== DATA SHOWN ==
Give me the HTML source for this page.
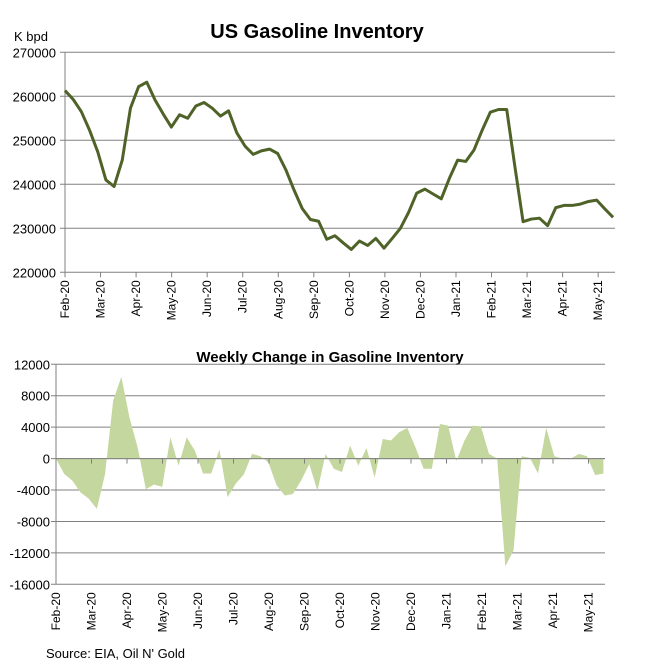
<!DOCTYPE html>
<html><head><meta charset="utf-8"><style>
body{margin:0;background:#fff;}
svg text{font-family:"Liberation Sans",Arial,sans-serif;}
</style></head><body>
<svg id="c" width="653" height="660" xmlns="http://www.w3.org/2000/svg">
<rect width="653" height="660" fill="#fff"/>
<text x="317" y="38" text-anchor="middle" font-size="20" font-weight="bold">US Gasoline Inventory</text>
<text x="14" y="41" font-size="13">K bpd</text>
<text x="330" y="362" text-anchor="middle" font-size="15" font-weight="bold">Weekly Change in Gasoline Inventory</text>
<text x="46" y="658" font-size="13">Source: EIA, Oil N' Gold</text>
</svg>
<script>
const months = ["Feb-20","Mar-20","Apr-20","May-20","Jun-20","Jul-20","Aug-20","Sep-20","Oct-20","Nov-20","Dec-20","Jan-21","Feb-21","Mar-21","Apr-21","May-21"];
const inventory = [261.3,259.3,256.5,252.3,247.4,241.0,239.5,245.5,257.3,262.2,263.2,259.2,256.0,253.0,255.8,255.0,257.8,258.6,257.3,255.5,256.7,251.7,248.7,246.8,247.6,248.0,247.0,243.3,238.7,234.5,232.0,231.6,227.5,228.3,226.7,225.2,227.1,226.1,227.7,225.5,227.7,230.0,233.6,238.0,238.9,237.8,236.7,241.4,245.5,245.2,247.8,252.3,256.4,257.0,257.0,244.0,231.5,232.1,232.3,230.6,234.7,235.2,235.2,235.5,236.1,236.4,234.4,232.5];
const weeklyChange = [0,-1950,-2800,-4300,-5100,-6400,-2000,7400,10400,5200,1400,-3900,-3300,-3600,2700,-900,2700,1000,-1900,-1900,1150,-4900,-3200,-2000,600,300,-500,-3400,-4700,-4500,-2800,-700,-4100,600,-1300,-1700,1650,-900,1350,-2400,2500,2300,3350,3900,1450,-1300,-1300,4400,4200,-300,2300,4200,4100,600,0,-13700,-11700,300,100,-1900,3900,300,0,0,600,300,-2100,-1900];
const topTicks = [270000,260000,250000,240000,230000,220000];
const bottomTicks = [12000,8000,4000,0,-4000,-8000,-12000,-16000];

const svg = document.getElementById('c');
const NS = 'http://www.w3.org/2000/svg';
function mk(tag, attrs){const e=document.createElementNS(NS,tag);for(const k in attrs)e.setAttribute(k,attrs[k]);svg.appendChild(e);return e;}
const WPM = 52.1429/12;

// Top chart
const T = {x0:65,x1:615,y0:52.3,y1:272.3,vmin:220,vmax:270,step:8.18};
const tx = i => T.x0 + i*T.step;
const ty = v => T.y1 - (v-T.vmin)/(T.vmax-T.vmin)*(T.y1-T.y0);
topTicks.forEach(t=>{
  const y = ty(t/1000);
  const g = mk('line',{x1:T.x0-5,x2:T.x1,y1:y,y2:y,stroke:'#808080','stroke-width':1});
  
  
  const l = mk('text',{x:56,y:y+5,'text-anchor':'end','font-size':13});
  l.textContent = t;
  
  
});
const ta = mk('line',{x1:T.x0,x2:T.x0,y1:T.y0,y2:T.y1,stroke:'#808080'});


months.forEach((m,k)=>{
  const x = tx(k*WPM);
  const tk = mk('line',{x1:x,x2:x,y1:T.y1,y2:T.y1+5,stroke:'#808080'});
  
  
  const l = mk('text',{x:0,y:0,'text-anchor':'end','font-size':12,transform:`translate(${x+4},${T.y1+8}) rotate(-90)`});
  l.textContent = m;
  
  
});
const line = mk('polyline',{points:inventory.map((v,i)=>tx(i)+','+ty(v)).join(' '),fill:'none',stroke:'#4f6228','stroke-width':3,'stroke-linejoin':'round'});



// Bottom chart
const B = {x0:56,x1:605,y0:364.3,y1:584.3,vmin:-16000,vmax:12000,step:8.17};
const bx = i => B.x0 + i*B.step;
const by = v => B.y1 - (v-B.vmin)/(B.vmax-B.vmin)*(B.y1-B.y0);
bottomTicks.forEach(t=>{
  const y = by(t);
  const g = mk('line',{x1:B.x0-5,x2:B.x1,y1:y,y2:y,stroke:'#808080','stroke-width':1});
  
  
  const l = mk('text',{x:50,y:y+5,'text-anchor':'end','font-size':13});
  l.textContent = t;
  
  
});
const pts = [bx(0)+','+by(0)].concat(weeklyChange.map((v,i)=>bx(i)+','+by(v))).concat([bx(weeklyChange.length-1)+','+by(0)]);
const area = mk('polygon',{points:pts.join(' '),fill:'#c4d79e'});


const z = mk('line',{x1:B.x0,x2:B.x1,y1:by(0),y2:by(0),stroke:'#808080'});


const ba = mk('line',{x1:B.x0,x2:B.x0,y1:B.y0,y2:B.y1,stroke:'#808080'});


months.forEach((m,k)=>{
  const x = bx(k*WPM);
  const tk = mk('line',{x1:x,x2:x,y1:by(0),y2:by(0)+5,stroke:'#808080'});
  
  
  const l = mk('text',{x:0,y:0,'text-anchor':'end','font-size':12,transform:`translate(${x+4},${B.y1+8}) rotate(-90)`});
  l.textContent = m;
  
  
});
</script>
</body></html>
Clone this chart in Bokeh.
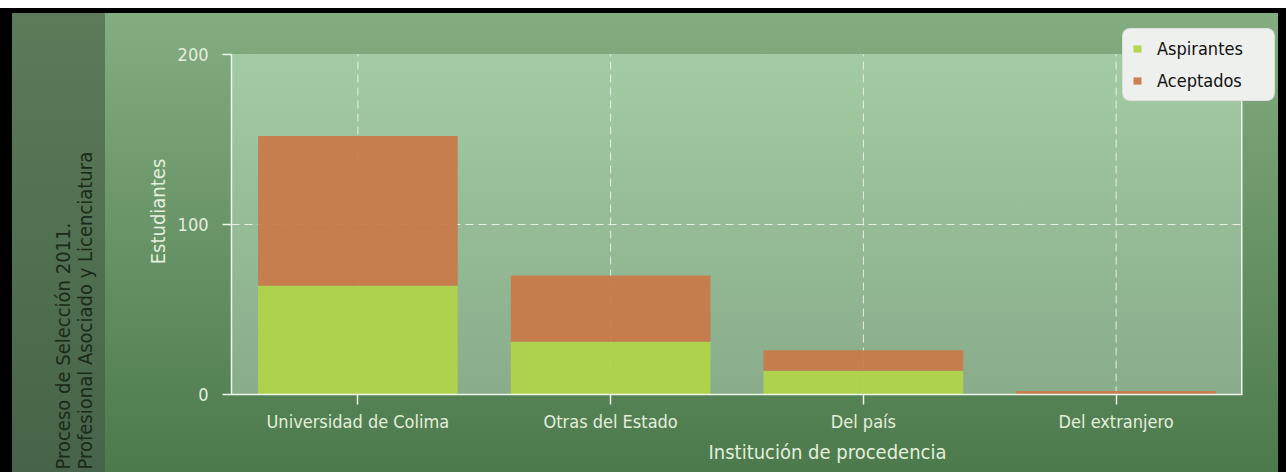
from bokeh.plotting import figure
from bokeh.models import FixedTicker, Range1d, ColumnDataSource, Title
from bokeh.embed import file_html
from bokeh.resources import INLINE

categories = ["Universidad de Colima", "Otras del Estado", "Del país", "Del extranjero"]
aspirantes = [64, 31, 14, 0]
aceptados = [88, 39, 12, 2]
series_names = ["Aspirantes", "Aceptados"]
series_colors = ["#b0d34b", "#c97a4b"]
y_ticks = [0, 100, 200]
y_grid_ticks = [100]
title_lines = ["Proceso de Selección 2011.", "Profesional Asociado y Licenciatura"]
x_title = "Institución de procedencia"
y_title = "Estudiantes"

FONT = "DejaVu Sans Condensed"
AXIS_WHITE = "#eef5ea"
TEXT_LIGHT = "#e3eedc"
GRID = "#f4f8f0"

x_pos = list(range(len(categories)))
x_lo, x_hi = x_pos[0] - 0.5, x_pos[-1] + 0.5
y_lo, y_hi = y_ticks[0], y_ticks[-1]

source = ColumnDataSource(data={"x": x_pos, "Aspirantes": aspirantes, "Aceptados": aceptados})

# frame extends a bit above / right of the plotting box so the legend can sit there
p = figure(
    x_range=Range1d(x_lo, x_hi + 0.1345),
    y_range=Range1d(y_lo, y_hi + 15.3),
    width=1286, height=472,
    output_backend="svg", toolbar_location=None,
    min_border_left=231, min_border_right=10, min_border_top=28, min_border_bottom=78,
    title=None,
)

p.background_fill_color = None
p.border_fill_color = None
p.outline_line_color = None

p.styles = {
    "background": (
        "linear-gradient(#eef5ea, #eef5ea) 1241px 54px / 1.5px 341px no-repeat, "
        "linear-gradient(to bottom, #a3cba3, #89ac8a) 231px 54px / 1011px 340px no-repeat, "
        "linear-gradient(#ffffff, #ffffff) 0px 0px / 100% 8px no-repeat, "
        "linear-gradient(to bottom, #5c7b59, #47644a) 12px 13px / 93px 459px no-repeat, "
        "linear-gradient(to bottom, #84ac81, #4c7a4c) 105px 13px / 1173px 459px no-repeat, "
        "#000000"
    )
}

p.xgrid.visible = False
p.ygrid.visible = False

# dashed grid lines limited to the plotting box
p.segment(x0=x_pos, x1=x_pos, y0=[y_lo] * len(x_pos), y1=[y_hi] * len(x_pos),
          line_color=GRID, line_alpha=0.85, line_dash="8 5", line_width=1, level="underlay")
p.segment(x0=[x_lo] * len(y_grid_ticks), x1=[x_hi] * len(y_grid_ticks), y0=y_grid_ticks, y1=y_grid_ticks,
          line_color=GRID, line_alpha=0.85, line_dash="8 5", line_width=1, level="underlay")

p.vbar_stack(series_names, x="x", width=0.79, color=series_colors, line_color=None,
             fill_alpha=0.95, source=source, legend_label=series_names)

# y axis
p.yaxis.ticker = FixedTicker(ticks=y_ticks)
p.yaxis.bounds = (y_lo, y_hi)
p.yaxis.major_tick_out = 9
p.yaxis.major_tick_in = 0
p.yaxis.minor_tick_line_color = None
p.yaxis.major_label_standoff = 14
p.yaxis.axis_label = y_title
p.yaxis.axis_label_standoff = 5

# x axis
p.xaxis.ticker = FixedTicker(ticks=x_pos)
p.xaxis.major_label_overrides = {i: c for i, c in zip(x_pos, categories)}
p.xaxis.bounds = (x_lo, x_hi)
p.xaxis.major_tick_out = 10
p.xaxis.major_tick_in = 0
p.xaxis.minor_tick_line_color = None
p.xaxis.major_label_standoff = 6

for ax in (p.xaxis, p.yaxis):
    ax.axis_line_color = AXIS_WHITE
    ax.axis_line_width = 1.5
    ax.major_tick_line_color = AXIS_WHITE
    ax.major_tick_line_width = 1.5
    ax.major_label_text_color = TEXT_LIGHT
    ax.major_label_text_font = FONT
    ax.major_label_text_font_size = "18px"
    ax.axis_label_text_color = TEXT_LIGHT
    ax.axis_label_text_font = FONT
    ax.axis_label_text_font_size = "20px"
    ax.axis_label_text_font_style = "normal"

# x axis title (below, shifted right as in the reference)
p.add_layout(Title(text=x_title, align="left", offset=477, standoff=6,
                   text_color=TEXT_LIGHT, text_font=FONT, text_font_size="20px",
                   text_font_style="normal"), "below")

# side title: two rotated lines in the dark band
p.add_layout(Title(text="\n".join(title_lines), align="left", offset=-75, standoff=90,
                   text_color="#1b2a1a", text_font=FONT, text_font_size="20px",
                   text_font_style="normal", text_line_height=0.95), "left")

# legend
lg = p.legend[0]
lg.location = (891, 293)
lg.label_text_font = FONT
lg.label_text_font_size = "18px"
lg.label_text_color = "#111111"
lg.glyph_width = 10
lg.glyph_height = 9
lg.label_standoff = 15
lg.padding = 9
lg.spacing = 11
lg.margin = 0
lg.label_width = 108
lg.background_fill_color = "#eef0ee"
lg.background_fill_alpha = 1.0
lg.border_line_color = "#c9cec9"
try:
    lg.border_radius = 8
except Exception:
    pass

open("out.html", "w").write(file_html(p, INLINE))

== TASK STATEMENT ==
Without the pictures, write out exactly the lines from the one that has "Clone this chart in Bokeh." down to the one that has "p.ygrid.visible = False", both included.

== PROBLEM SOLUTION ==
Clone this chart in Bokeh.
from bokeh.plotting import figure
from bokeh.models import FixedTicker, Range1d, ColumnDataSource, Title
from bokeh.embed import file_html
from bokeh.resources import INLINE

categories = ["Universidad de Colima", "Otras del Estado", "Del país", "Del extranjero"]
aspirantes = [64, 31, 14, 0]
aceptados = [88, 39, 12, 2]
series_names = ["Aspirantes", "Aceptados"]
series_colors = ["#b0d34b", "#c97a4b"]
y_ticks = [0, 100, 200]
y_grid_ticks = [100]
title_lines = ["Proceso de Selección 2011.", "Profesional Asociado y Licenciatura"]
x_title = "Institución de procedencia"
y_title = "Estudiantes"

FONT = "DejaVu Sans Condensed"
AXIS_WHITE = "#eef5ea"
TEXT_LIGHT = "#e3eedc"
GRID = "#f4f8f0"

x_pos = list(range(len(categories)))
x_lo, x_hi = x_pos[0] - 0.5, x_pos[-1] + 0.5
y_lo, y_hi = y_ticks[0], y_ticks[-1]

source = ColumnDataSource(data={"x": x_pos, "Aspirantes": aspirantes, "Aceptados": aceptados})

# frame extends a bit above / right of the plotting box so the legend can sit there
p = figure(
    x_range=Range1d(x_lo, x_hi + 0.1345),
    y_range=Range1d(y_lo, y_hi + 15.3),
    width=1286, height=472,
    output_backend="svg", toolbar_location=None,
    min_border_left=231, min_border_right=10, min_border_top=28, min_border_bottom=78,
    title=None,
)

p.background_fill_color = None
p.border_fill_color = None
p.outline_line_color = None

p.styles = {
    "background": (
        "linear-gradient(#eef5ea, #eef5ea) 1241px 54px / 1.5px 341px no-repeat, "
        "linear-gradient(to bottom, #a3cba3, #89ac8a) 231px 54px / 1011px 340px no-repeat, "
        "linear-gradient(#ffffff, #ffffff) 0px 0px / 100% 8px no-repeat, "
        "linear-gradient(to bottom, #5c7b59, #47644a) 12px 13px / 93px 459px no-repeat, "
        "linear-gradient(to bottom, #84ac81, #4c7a4c) 105px 13px / 1173px 459px no-repeat, "
        "#000000"
    )
}

p.xgrid.visible = False
p.ygrid.visible = False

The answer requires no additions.